Warum schreiben?


Die Sache mit der Realität ist ja, dass sie einfach nicht das macht, was sie soll. Aus Verzweiflung und weil es einfach nichts anderes gibt, schreibe ich diese Worte. Literatur, dies das. Ein Tagebuch, ein paar Kurzgeschichten, Depressionen, wie immer, und mein Problem mit der Jugend – ich will doch nur ein Autor sein.

Karl Erikssohn, Kontakt »

Doch warum?

Wolfgang Herrndorf aus Arbeit und Struktur:

Dämmerung

Ich bin vielleicht zwei Jahre alt und gerade wach geworden. Die grüne Jalousie ist heruntergelassen, und zwischen den Gitterstäben meines Bettes hindurch sehe ich in die Dämmerung in meinem Zimmer, die aus lauter kleinen roten, grünen und blauen Teilchen besteht, wie bei einem Fernseher, wenn man zu nah rangeht, ein stiller Nebel, in den durch ein pfenniggroßes Loch in der Jalousie hindurch bereits der frühe Morgen hineinflutet. Mein Körper hat genau die gleiche Temperatur und Konsistenz wie seine Umgebung, wie die Bettwäsche, ich bin ein Stück Bettwäsche zwischen anderen Stücken Bettwäsche, durch einen sonderbaren Zufall zu Bewußtsein gekommen, und ich wünsche mir, daß es immer so bleibt. Das ist meine erste Erinnerung an diese Welt.

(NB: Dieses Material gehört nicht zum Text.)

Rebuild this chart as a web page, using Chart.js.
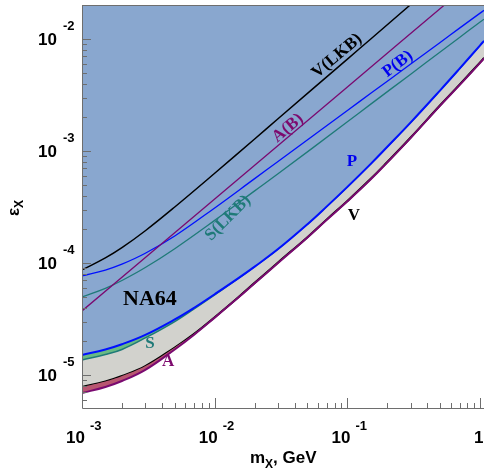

Angeblich wächst die Sentimentalität mit dem Alter, aber das ist Unsinn. Mein Blick war von Anfang an auf die Vergangenheit gerichtet. Als in Garstedt das Strohdachhaus abbrannte, als meine Mutter mir die Buchstaben erklärte, als ich Wachsmalstifte zur Einschulung bekam und als ich in der Voliere die Fasanenfedern fand, immer dachte ich zurück, und immer wollte ich Stillstand, und fast jeden Morgen hoffte ich, die schöne Dämmerung würde sich noch einmal wiederholen.

Das ist das Schönste, das ich jemals gelesen habe. Und das ist es vielleicht – zu wissen, dass da jemand ist, der ein bisschen so empfindet wie du. Natürlich will und kann ich mich nicht mit einem Wolfgang Herrndorf auf eine Ebene stellen, aber trotzdem ist mir dieser Mensch ganz nah, wenn ich diese Zeilen lese. Dann kommt es mir so vor, als ob ich nicht ganz alleine wäre auf dieser Welt. Auch wenn er jetzt tot ist.

Schreiben heißt frei sein, ist Freisein und hilft, ein Stück dieser Welt etwas besser zu verstehen. Und wenn es auch nur die eigene, ganz kleine ist. Man setzt sich auseinander. Mit sich, seinen Mitmenschen oder Weltproblemen. Was es aber auch ist, schon das Auseinandersetzen hilft. Hilft vor Unzufriedenheit, vor Frust, bei Trauer und Unverständnis. Und wenn es jemand liest, so ist es schön.

Jetzt mal ehrlich

Mein Grundmodus ist die Melancholie. Es gibt Menschen, die sind von Grund auf froh. Die lachen immer und sagen, das schaffen wir schon und so. So bin ich nicht. Ich muss mich immer anstrengen, um auf neutralem Grund froh zu sein. Da kann ich nichts für. Aber ich gebe mir Mühe. Vergangenheit? Was weiß ich.

Ich schreibe, weil ich etwas brauche, um mich auszudrücken. Ob das Kunst ist? Literatur? Ich weiß es nicht. Mich beschäftigen immer wieder Dinge, die ich verarbeite, die ich bearbeite, wie eine Skulptur, nur mit Worten. Welches Leben ist da, das nur leicht ist? Das gibt es nicht. So auch nicht meins. Deswegen schreibe ich darüber, über Wünsche, dunkelschwarze Gedanken oder über Schnee. Tagebuch. Oder ich denke mir einfach eine andere Welt aus und freue mich, wie einfach das mit ein paar Worten geht. Also nicht immer alles so ernst nehmen, was da steht. Das ist sowieso eine gute Sache – auch generell im Leben. Hat mir mal ein Freund gesagt. Und Wolfgang Herrndorf auch – sowas wie, ist doch eh alles reine Glückssache.

Ich arbeite außerdem ganz konkret an ein paar Buchprojekten. Das Manuskript von „Sammelstelle bei Sturmflut hier“ lag schon bei einigen Literaturagenten. Einer hat Interesse bekundet. Leider fehlt mir gerade die Zeit. Außerdem habe ich bei www.ichfahresogernbus.de halbfiktive Geschichten skurriler Busfahrten niedergeschrieben.